- Education: LMU Munich
- Occupations: Internet entrepreneur and real estate investor

= Christian Jagodzinski =

German entrepreneur and real estate investor

Christian Jagodzinski is a German multi-millionaire Internet entrepreneur and real estate investor. He has developed and turned around many businesses, most notably Telebuch.de, the first online book retailer.

==Career==
Jagodzinski began his entrepreneurial career at the age of 16 in Regensburg, Germany, where he set up his own computer software writing company. While managing several dot.com businesses in the 1990s, he attended LMU Munich, from which he received an MBA. Jagodzinski became an online pioneer at 21 years of age with the launch of the first e-commerce company. He is the founder of the first German Internet book retailer Telebooks (Telebuch), which he and his partner Michael Gleissner sold to Amazon.com along with its subsidiaries in 1998 for an undisclosed amount. Jagodzinski took on a position with Amazon as a director of European business development before selling his shares of the company, estimated at $55 million.

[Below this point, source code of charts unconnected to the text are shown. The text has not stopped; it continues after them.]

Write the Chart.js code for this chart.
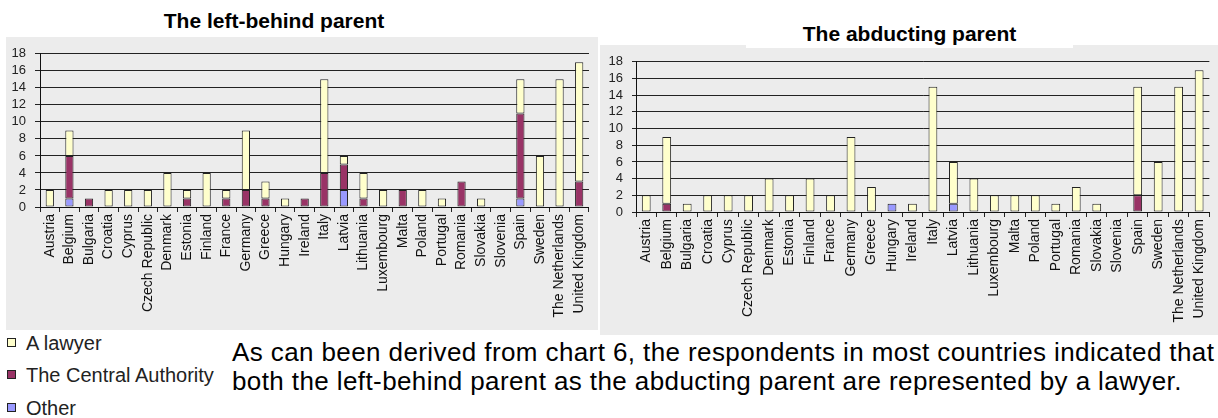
<!DOCTYPE html>
<html>
<head>
<meta charset="utf-8">
<script src="https://cdn.jsdelivr.net/npm/chart.js@4.4.1/dist/chart.umd.min.js"></script>
<style>
  html, body { margin: 0; padding: 0; background: #fff; width: 1218px; height: 418px; overflow: hidden; font-family: "Liberation Sans", Arial, sans-serif; }
  .panel { position: absolute; background: #ececec; }
  .panel canvas { position: absolute; left: 0; top: 0; }
  .title { position: absolute; font-weight: bold; font-size: 21px; color: #000; text-align: center; background: #fff; }
  .legend { position: absolute; left: 7px; font-size: 20px; color: #222; line-height: 20px; white-space: nowrap; }
  .legend .sw { display: inline-block; width: 7px; height: 7px; border: 1px solid #222; margin-right: 10px; vertical-align: 3px; }
  .para { position: absolute; left: 232px; top: 338px; font-size: 26px; letter-spacing: 0.4px; line-height: 28.5px; color: #000; white-space: nowrap; }
</style>
</head>
<body>
<div class="title" style="left:149px; top:7px; width:250px; height:28px; line-height:28px;">The left-behind parent</div>
<div class="panel" style="left:6px; top:37px; width:592px; height:293px;"><canvas id="c1" width="592" height="293"></canvas></div>
<div class="panel" style="left:600px; top:45px; width:618px; height:290px;"><canvas id="c2" width="618" height="290"></canvas></div>
<div class="title" style="left:746px; top:20px; width:327px; height:28px; line-height:28px;">The abducting parent</div>

<div class="legend" style="top:333px;"><span class="sw" style="background:#FFFFCC"></span>A lawyer</div>
<div class="legend" style="top:365px;"><span class="sw" style="background:#993366"></span>The Central Authority</div>
<div class="legend" style="top:398px;"><span class="sw" style="background:#9999FF"></span>Other</div>

<div class="para">As can been derived from chart 6, the respondents in most countries indicated that<br>both the left-behind parent as the abducting parent are represented by a lawyer.</div>

<script>
const countries = ["Austria","Belgium","Bulgaria","Croatia","Cyprus","Czech Republic","Denmark","Estonia","Finland","France","Germany","Greece","Hungary","Ireland","Italy","Latvia","Lithuania","Luxembourg","Malta","Poland","Portugal","Romania","Slovakia","Slovenia","Spain","Sweden","The Netherlands","United Kingdom"];
const seriesNames = ["A lawyer", "The Central Authority", "Other"];
const yTicks = [0, 2, 4, 6, 8, 10, 12, 14, 16, 18];

// The left-behind parent
const leftLawyer  = [2,3,0,2,2,2,4,1,4,1,7,2,1,0,11,1,3,2,0,2,1,0,1,0,4,6,15,14];
const leftCentral = [0,5,1,0,0,0,0,1,0,1,2,1,0,1,4,3,1,0,2,0,0,3,0,0,10,0,0,3];
const leftOther   = [0,1,0,0,0,0,0,0,0,0,0,0,0,0,0,2,0,0,0,0,0,0,0,0,1,0,0,0];

// The abducting parent
const rightLawyer  = [2,8,1,2,2,2,4,2,4,2,9,3,0,1,15,5,4,2,2,2,1,3,1,0,13,6,15,17];
const rightCentral = [0,1,0,0,0,0,0,0,0,0,0,0,0,0,0,0,0,0,0,0,0,0,0,0,2,0,0,0];
const rightOther   = [0,0,0,0,0,0,0,0,0,0,0,0,1,0,0,1,0,0,0,0,0,0,0,0,0,0,0,0];

const colors = { lawyer: "#FFFFCC", central: "#993366", other: "#9999FF" };

function nz(arr) { return arr.map(v => v === 0 ? null : v); }

function makeChart(id, other, central, lawyer, geo) {
  const ds = (label, data, color) => ({
    label, data: nz(data), backgroundColor: color, borderColor: "#222",
    borderWidth: 1, borderSkipped: false, categoryPercentage: 1, barPercentage: geo.barPct
  });
  return new Chart(document.getElementById(id), {
    type: "bar",
    data: {
      labels: countries,
      datasets: [
        ds(seriesNames[2], other, colors.other),
        ds(seriesNames[1], central, colors.central),
        ds(seriesNames[0], lawyer, colors.lawyer)
      ]
    },
    options: {
      responsive: false,
      animation: false,
      layout: { padding: { top: geo.top, right: geo.right, left: 0, bottom: 0 } },
      plugins: { legend: { display: false }, tooltip: { enabled: false }, title: { display: false } },
      scales: {
        x: {
          stacked: true,
          offset: true,
          grid: { display: true, drawOnChartArea: false, drawTicks: true, tickLength: 5, color: "#222", offset: true },
          border: { display: true, color: "#111", width: 1 },
          ticks: { autoSkip: false, maxRotation: 90, minRotation: 90, padding: 2, color: "#111",
                   font: { family: "Liberation Sans", size: 14 } },
          afterFit: s => { s.height = geo.xh; }
        },
        y: {
          stacked: true,
          min: 0, max: 18,
          afterBuildTicks: s => { s.ticks = yTicks.map(v => ({ value: v })); },
          grid: { color: "#222", lineWidth: 1, drawTicks: true, tickLength: geo.tl },
          border: { display: true, color: "#111", width: 1 },
          ticks: { autoSkip: false, stepSize: 2, padding: geo.pad, color: "#222", font: { family: "Liberation Sans", size: 13 } },
          afterFit: s => { s.width = geo.yw; }
        }
      }
    }
  });
}

makeChart("c1", leftOther, leftCentral, leftLawyer, { top: 11, right: 1, xh: 123, yw: 34, tl: 5, pad: 9, barPct: 0.42 });
makeChart("c2", rightOther, rightCentral, rightLawyer, { top: 15, right: 4, xh: 123, yw: 36, tl: 4, pad: 9, barPct: 0.43 });
</script>
</body>
</html>
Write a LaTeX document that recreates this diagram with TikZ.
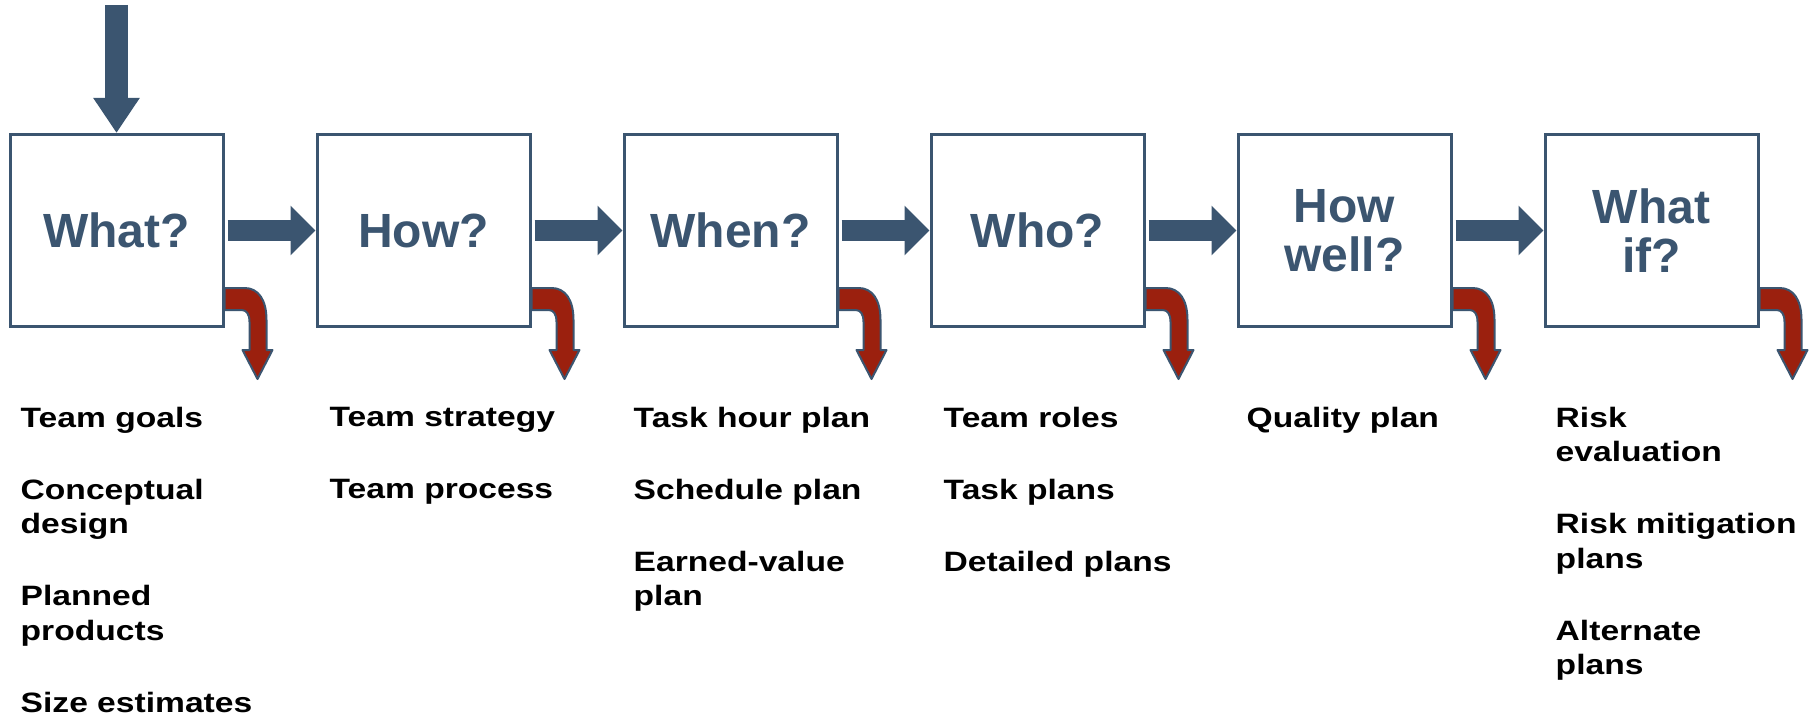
\documentclass[tikz,border=0pt]{standalone}
\usepackage{fontspec}
\setmainfont{Liberation Sans}
\newfontfamily\listfont[FakeStretch=1.2]{Liberation Sans}
\usepackage{tikz}
\usetikzlibrary{shapes, arrows, arrows.meta}
\usetikzlibrary{positioning}

\definecolor{slate}{RGB}{59,85,112}
\definecolor{rust}{RGB}{155,32,14}

\tikzset{
  stage/.style={draw=slate, line width=3pt, minimum width=213pt, minimum height=192pt,
    align=center, text=slate, font=\fontsize{48}{49}\selectfont\bfseries},
  flow/.style={slate, line width=21pt, -{Triangle[width=48pt,length=25pt]}},
  feed/.style={slate, line width=23pt, -{Triangle[width=44pt,length=35pt]}},
  spill/.style={draw=slate, fill=rust, line width=2pt, line join=round},
  outputs/.style={anchor=north west, align=left, inner sep=0pt,
    font=\listfont\bfseries\fontsize{28}{34.5}\selectfont}
}

% bent red arrow leaving the lower right corner of a box
\newcommand{\spillarrow}[1]{%
  \draw[spill, shift={(#1.south east)}] (0,-40) -- (20,-40)
    .. controls (34,-40) and (42,-28) .. (42,-8) -- (42,22) -- (48,22) -- (33,51)
    -- (18,22) -- (25,22) -- (25,-6) .. controls (25,-14) and (22,-18) .. (17,-18)
    -- (0,-18) -- cycle;}

\begin{document}
\begin{tikzpicture}[x=1pt, y=-1pt, node distance=91pt]
\useasboundingbox (0,0) rectangle (1814,719);

\node[stage] (what) at (116.5,230.5) {What?};
\node[stage, right=of what] (how) {How?};
\node[stage, right=of how] (when) {When?};
\node[stage, right=of when] (who) {Who?};
\node[stage, right=of who] (howwell) {How\\well?};
\node[stage, right=of howwell] (whatif) {What\\if?};

\coordinate (entry) at (116.5,5);
\draw[feed] (entry) -- (what.north);

\draw[flow] ([xshift=3pt]what.east) -- (how.west);
\draw[flow] ([xshift=3pt]how.east) -- (when.west);
\draw[flow] ([xshift=3pt]when.east) -- (who.west);
\draw[flow] ([xshift=3pt]who.east) -- (howwell.west);
\draw[flow] ([xshift=3pt]howwell.east) -- (whatif.west);

\spillarrow{what}
\spillarrow{how}
\spillarrow{when}
\spillarrow{who}
\spillarrow{howwell}
\spillarrow{whatif}

\node[outputs] (whatout) at ([xshift=12pt,yshift=-79pt]what.south west)
  {Team goals\\[37.5pt] Conceptual\\design\\[37.5pt] Planned\\products\\[37.5pt] Size estimates};
\node[outputs] (howout) at ([xshift=14pt,yshift=-79pt]how.south west)
  {Team strategy\\[37.5pt] Team process};
\node[outputs] (whenout) at ([xshift=11pt,yshift=-79pt]when.south west)
  {Task hour plan\\[37.5pt] Schedule plan\\[37.5pt] Earned-value\\plan};
\node[outputs] (whoout) at ([xshift=14pt,yshift=-79pt]who.south west)
  {Team roles\\[37.5pt] Task plans\\[37.5pt] Detailed plans};
\node[outputs] (howwellout) at ([xshift=10pt,yshift=-79pt]howwell.south west)
  {Quality plan};
\node[outputs] (whatifout) at ([xshift=12pt,yshift=-79pt]whatif.south west)
  {Risk\\evaluation\\[37.5pt] Risk mitigation\\plans\\[37.5pt] Alternate\\plans};
\end{tikzpicture}
\end{document}
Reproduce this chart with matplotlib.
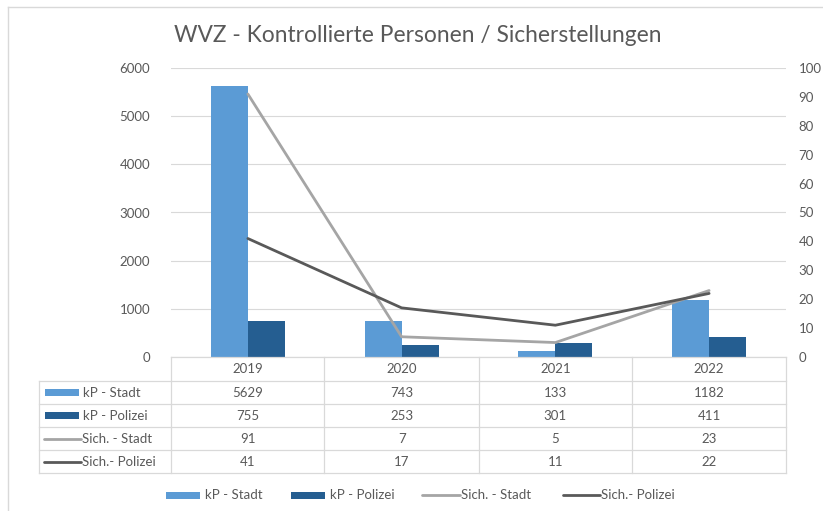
import matplotlib
matplotlib.use("Agg")
import matplotlib.pyplot as plt
from matplotlib.lines import Line2D
from matplotlib.patches import Rectangle
import matplotlib.transforms as mtransforms

plt.rcParams['font.family'] = ['Lato', 'DejaVu Sans']

years = ["2019", "2020", "2021", "2022"]
kp_stadt = [5629, 743, 133, 1182]
kp_polizei = [755, 253, 301, 411]
sich_stadt = [91, 7, 5, 23]
sich_polizei = [41, 17, 11, 22]
series_names = ["kP - Stadt", "kP - Polizei", "Sich. - Stadt", "Sich.- Polizei"]

c_stadt = "#5b9bd5"
c_polizei = "#255e91"
c_l_stadt = "#a5a5a5"
c_l_polizei = "#595959"
grid_c = "#d9d9d9"
text_c = "#595959"

W, H = 823, 511
fig = plt.figure(figsize=(W / 100, H / 100), dpi=100)

def fx(x):
    return x / W

def fy(y):
    return 1 - y / H

# plot area in pixels
L, R, T, B = 171, 786, 68, 357
ax = fig.add_axes([fx(L), fy(B), (R - L) / W, (B - T) / H])
ax2 = ax.twinx()

xs = list(range(len(years)))
bw = 0.24
ax.bar([x - bw / 2 for x in xs], kp_stadt, width=bw, color=c_stadt, zorder=2)
ax.bar([x + bw / 2 for x in xs], kp_polizei, width=bw, color=c_polizei, zorder=2)
ax.set_xlim(-0.5, len(years) - 0.5)
ax.set_ylim(0, 6000)
ax.set_yticks(range(0, 6001, 1000))
ax.yaxis.grid(True, color=grid_c, linewidth=0.8)
ax.set_axisbelow(True)
ax.set_xticks([])

ax2.plot(xs, sich_stadt, color=c_l_stadt, linewidth=2.0, solid_capstyle='round')
ax2.plot(xs, sich_polizei, color=c_l_polizei, linewidth=2.0, solid_capstyle='round')
ax2.set_ylim(0, 100)
ax2.set_yticks(range(0, 101, 10))
ax2.set_xlim(-0.5, len(years) - 0.5)

for a in (ax, ax2):
    for s in a.spines.values():
        s.set_visible(False)
    a.tick_params(axis='y', length=0, labelsize=9.5, labelcolor=text_c)
ax.tick_params(axis='y', pad=15)
ax2.tick_params(axis='y', pad=9)

# title
fig.text(fx(418), fy(35), "WVZ - Kontrollierte Personen / Sicherstellungen",
         ha='center', va='center', fontsize=16.4, color=text_c)

# table
col_edges = [171, 324, 479, 632, 786]
row_edges = [357, 381, 404, 427, 450, 473]
tl = 39

def hline(x0, x1, y):
    fig.add_artist(Line2D([fx(x0), fx(x1)], [fy(y), fy(y)], color=grid_c, linewidth=0.9))

def vline(x, y0, y1):
    fig.add_artist(Line2D([fx(x), fx(x)], [fy(y0), fy(y1)], color=grid_c, linewidth=0.9))

hline(col_edges[0], col_edges[-1], row_edges[0])
for y in row_edges[1:]:
    hline(tl, col_edges[-1], y)
for x in col_edges:
    vline(x, row_edges[0], row_edges[-1])
vline(tl, row_edges[1], row_edges[-1])

blend = mtransforms.blended_transform_factory(ax.transData, fig.transFigure)
rows = [kp_stadt, kp_polizei, sich_stadt, sich_polizei]
for i, yr in enumerate(years):
    yc = (row_edges[0] + row_edges[1]) / 2
    fig.text(i, fy(yc), yr, transform=blend, ha='center', va='center',
             fontsize=9.5, color=text_c)
    for r, vals in enumerate(rows):
        yc = (row_edges[r + 1] + row_edges[r + 2]) / 2
        fig.text(i, fy(yc), str(vals[i]), transform=blend, ha='center', va='center',
                 fontsize=9.5, color=text_c)

def key(kind, color, x0, x1, yc):
    if kind == 'bar':
        fig.add_artist(Rectangle((fx(x0), fy(yc + 3.5)), (x1 - x0) / W, 7 / H,
                                 transform=fig.transFigure, color=color, linewidth=0))
    else:
        fig.add_artist(Line2D([fx(x0), fx(x1)], [fy(yc), fy(yc)], color=color,
                              linewidth=2.0, solid_capstyle='round'))

kinds = ['bar', 'bar', 'line', 'line']
colors = [c_stadt, c_polizei, c_l_stadt, c_l_polizei]
for r in range(4):
    yc = (row_edges[r + 1] + row_edges[r + 2]) / 2
    if kinds[r] == 'bar':
        key('bar', colors[r], 45, 79, yc)
        fig.text(fx(83), fy(yc), series_names[r], ha='left', va='center',
                 fontsize=9.5, color=text_c)
    else:
        key('line', colors[r], 44, 81, yc)
        fig.text(fx(82), fy(yc), series_names[r], ha='left', va='center',
                 fontsize=9.5, color=text_c)

# legend
ly = 495
leg = [(166, 200, 205), (291, 325, 330), (422, 460, 461), (563, 600, 601)]
for r, (x0, x1, xt) in enumerate(leg):
    key(kinds[r], colors[r], x0, x1, ly)
    fig.text(fx(xt), fy(ly), series_names[r], ha='left', va='center',
             fontsize=9.5, color=text_c)

# chart border
fig.add_artist(Line2D([fx(8), fx(8)], [fy(7), 0], color=grid_c, linewidth=1))
fig.add_artist(Line2D([fx(8), 1], [fy(7), fy(7)], color=grid_c, linewidth=1))

fig.savefig("out.png", dpi=100)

Jagodzinski's other successful Internet venture was "WWW-Service GmbH", which became the leading web hosting provider in Germany and Spain. In October 1998, the company was sold to Verio (later NTT).

Jagodzinski retired from the dot.com business at the age of 29.

===Real Estate===
In 2000, Jagodzinski relocated to Miami Beach, where he is a current investor in the luxury real estate and hospitality sector. He is presently the chairman and CEO of Desdemona Capital, a real estate and private equity investment company, which has a portfolio of software companies.

He is also the founder and president of Villazzo, a high-end villa rental business concept founded on Jagodzinski's own idea of an “ultimate vacation”, focused on luxury and privacy. The company offers the services and amenities of a three-star hotel at exclusive villas in St. Tropez, Aspen and Miami Beach.